Finnigan::OLE2File -- a decoder for Microsoft structured data files (OLE2 a.k.a. CDF)

=head1 SYNOPSIS

  use Finnigan;
  my $container = Finnigan::OLE2File->decode(\*INPUT);
  my $analyzer_method_text = $container->find("LTQ/Text")->data;

=head1 DESCRIPTION

Thermo uses the Microsoft OLE2 container to store the instrument
method files. This container has a hirerachical structure based on a
FAT filesystem. It seems like there are always two levels of hierarchy
used in the method container: one directory node for each istrument,
each directory containing one to three leaf nodes (files) named Data,
Text, or Header. The Header file exists only in the first directory
corresponding to the mass analyser. Other directories contain either
Text and Data, or just Data. It seems like Text is simply a
human-readable representation of Data, but this conjectures has not
been verified because the structure of the Data files remains unknown.

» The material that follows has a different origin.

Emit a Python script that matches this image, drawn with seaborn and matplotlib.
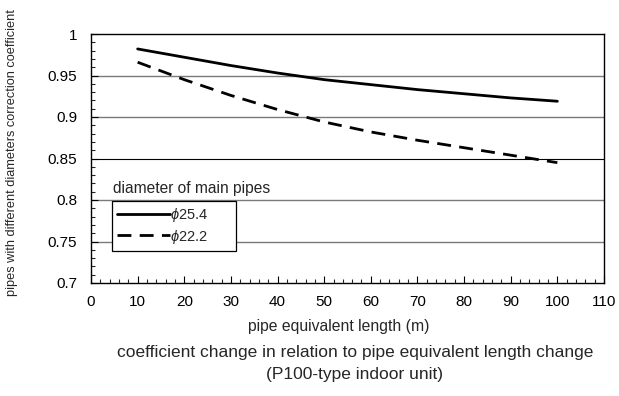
import numpy as np
import pandas as pd
import matplotlib
matplotlib.use("Agg")
import matplotlib.pyplot as plt
import seaborn as sns
from matplotlib.ticker import MultipleLocator
from matplotlib.lines import Line2D

# Correction coefficient vs. pipe equivalent length
length_m = [10, 20, 30, 40, 50, 60, 70, 80, 90, 100]
coef_254 = [0.982, 0.972, 0.962, 0.953, 0.945, 0.939, 0.933, 0.928, 0.923, 0.919]
coef_222 = [0.966, 0.945, 0.926, 0.909, 0.894, 0.882, 0.872, 0.863, 0.854, 0.845]
series_labels = [r"$\phi$25.4", r"$\phi$22.2"]
y_ticks = [0.7, 0.75, 0.8, 0.85, 0.9, 0.95, 1.0]
y_tick_labels = ["0.7", "0.75", "0.8", "0.85", "0.9", "0.95", "1"]

df = pd.concat([
    pd.DataFrame({"length": length_m, "coef": coef_254, "pipe": series_labels[0]}),
    pd.DataFrame({"length": length_m, "coef": coef_222, "pipe": series_labels[1]}),
])

sns.set_style("white")
plt.rcParams["font.family"] = ["Liberation Sans", "DejaVu Sans"]
plt.rcParams["mathtext.fontset"] = "custom"
plt.rcParams["mathtext.it"] = "Liberation Sans:italic"
plt.rcParams["mathtext.rm"] = "Liberation Sans"

fig = plt.figure(figsize=(6.19, 3.96), dpi=100)
ax = fig.add_axes([91 / 619, 1 - 283 / 396, (604 - 91) / 619, (283 - 34) / 396])

sns.lineplot(data=df, x="length", y="coef", hue="pipe", style="pipe",
             palette=["black", "black"], dashes=[(None, None), (5, 3)],
             linewidth=2, ax=ax, legend=False)

ax.set_xlim(0, 110)
ax.set_ylim(0.7, 1.0)
ax.xaxis.set_major_locator(MultipleLocator(10))
ax.xaxis.set_minor_locator(MultipleLocator(2))
ax.yaxis.set_minor_locator(MultipleLocator(0.01))
ax.set_yticks(y_ticks)
ax.set_yticklabels(y_tick_labels)

# horizontal reference lines
for yv in [0.75, 0.8, 0.9, 0.95]:
    ax.axhline(yv, color="#7a7a7a", linewidth=1.0, zorder=0)
ax.axhline(0.85, color="black", linewidth=0.8, zorder=0)

ax.tick_params(axis="both", which="major", direction="in", length=5, width=0.8,
               colors="black", pad=10)
ax.tick_params(axis="y", which="major", labelsize=11)
ax.tick_params(axis="x", which="major", labelsize=11, pad=9)
ax.tick_params(axis="both", which="minor", direction="in", length=3, width=0.8)
ax.tick_params(axis="y", which="both", left=True)
ax.tick_params(axis="x", which="both", bottom=True)
for s in ax.spines.values():
    s.set_color("black")
    s.set_linewidth(1.0)

ax.set_xlabel("pipe equivalent length (m)", fontsize=11.3)
ax.xaxis.set_label_coords((339 - 91) / 513, -(326 - 283) / 249)
ax.xaxis.label.set_va("center")
ax.set_ylabel("pipes with different diameters correction coefficient", fontsize=9.2)
ax.yaxis.set_label_coords(-(91 - 12) / 513, (283 - 153) / 249)
ax.yaxis.label.set_va("center")

# Legend
handles = [Line2D([], [], color="black", linewidth=2),
           Line2D([], [], color="black", linewidth=2, dashes=(5, 3))]
leg = ax.legend(handles, series_labels, loc="upper left", mode="expand",
                bbox_to_anchor=((112 - 91) / 513, (283 - 203) / 249,
                                (236 - 112) / 513, 0.01),
                frameon=True, fancybox=False, edgecolor="black", fontsize=10.5,
                handlelength=3.6, handletextpad=0.0, borderpad=0.35,
                labelspacing=0.27, borderaxespad=0)
leg.get_frame().set_linewidth(0.9)
leg.get_frame().set_facecolor("white")
leg.get_frame().set_alpha(1)
ax.text((113 - 91) / 513, (283 - 189) / 249, "diameter of main pipes",
        transform=ax.transAxes, fontsize=11.2, va="center", ha="left")

fig.text(355 / 619, 1 - 353 / 396,
         "coefficient change in relation to pipe equivalent length change",
         ha="center", va="center", fontsize=12.5)
fig.text(355 / 619, 1 - 374 / 396, "(P100-type indoor unit)",
         ha="center", va="center", fontsize=12.5)

fig.savefig("out.png", dpi=100)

Finnigan::OLE2File decodes the container structure and allows the
extraction of the leaf nodes -- Header, Data, and Text.

=head2 METHODS

=over 4

=item decode($stream)

The constructor methad

=item list

Prints the directory listing of the entire OLE2 container to
STDOUT. A typical output may look like this:

  LTQ 
    Data (7512 bytes)
    Text (9946 bytes)
    Header (1396 bytes)

  EksigentNanoLcCom_DLL 
    Data (2898 bytes)
    Text (1924 bytes)

  NanoLC-AS1 Autosampler 
    Data (154 bytes)

  EksigentNanoLc_Channel2 
    Data (3028 bytes)
    Text (2398 bytes)

This method is not useful as part of the API (directory listings are
better understood by humans). But once the path to a node is known, it
can be retrieved with the B<find> method.

=item find($path)

Get the directory entry (Finnigan::OLE2DirectoryEntry) matching the
path supplied in the only argument. The directory entry's B<data>
method needs to be called in order to extract the node data.

=item stringify

Make a short string representation of the object, naming the file type and the number of nodes it contains

=back

=head2 PRIVATE METHODS

=over 4

=item dif

=item fat

=item get_chain

=item header

=item magic

=item read

=item sector_size

=item seek_block

=item stream

=back

=head1 SEE AlSO

L<Windows Compound Binary File Format Specification|http://download.microsoft.com/download/0/B/E/0BE8BDD7-E5E8-422A-ABFD-4342ED7AD886/WindowsCompoundBinaryFileFormatSpecification.pdf>

=head1 AUTHOR

Gene Selkov, E<lt>selkovjr@gmail.comE<gt>

=head1 COPYRIGHT AND LICENSE

Copyright (C) 2010 by Gene Selkov

This library is free software; you can redistribute it and/or modify
it under the same terms as Perl itself, either Perl version 5.10.0 or,
at your option, any later version of Perl 5 you may have available.


=cut